Admissions statistics released this month show that about 200 fewer students applied to GW through early decision this year compared to last.
For next fall, the University accepted 830 out of about 1,500 early decision applicants, 110 fewer students than were accepted for last fall when about 1,700 students applied through early decision. There was about a 5 percent increase in the early decision acceptance rate, up to 65 percent.
“The decline could just be coincidental or could be a result of the recent hype about early programs,” Kathryn Napper, the executive dean for undergraduate admissions, in an e-mail to The Hatchet. She said other universities are also seeing a slight decline in early decision applications this year.

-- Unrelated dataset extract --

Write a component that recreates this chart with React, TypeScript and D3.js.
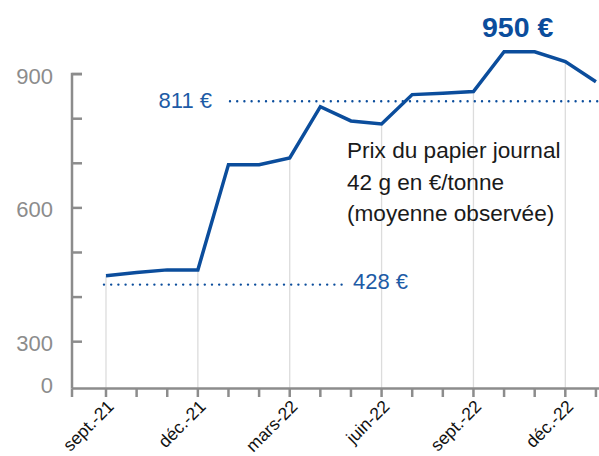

Napper said the University expects to get as many total applications as last year, which was about 19,400. About 2,350 applicants are expected to be admitted.
Harvard University, Princeton University and the University of Virginia all announced plans to drop early admission this fall, but Napper said GW is not considering ending the early decision option.
Presidents at the schools that dropped early decision have said it disadvantages low-income students because it forces them to commit to a school before comparing financial aid offers from other universities.
Napper called GW’s admission of 35 percent of the freshman class through early decision “a very reasonable percentage for a school of our size.”
Robert Chernak, senior vice president for Student and Academic Support Services, said because there are fewer early decision applicants compared to regular decision they have a better chance of being admitted. Chernak, who oversees the Admissions department, said there is not usually a major difference between early and regular decision applicants in terms of SAT scores and class rank.
The drop in students accepted through early decision will help contribute to a planned overall decrease in the size of the freshman class. Next year’s freshman class is set to be 100 students smaller than the class of 2010 to satisfy housing constraints and Campus Plan enrollment caps.
Executive Vice President for Academic Affairs Donald Lehman said the planned decrease is a result of underestimates of how many students would enroll for the 2006-2007 academic year. He said 100 more freshmen and 100 more continuing students are enrolled this year than was projected.
“This isn’t a precise science, and last year we had more than anticipated,” he said. “If the number (of new freshmen) comes in between 2,350 to 2,400, we’ll be right on target.”
Napper said SAT scores and class rank of the incoming class are expected to be similar to this year’s statistics. She said they expect to maintain last year’s acceptance rate of 37 percent.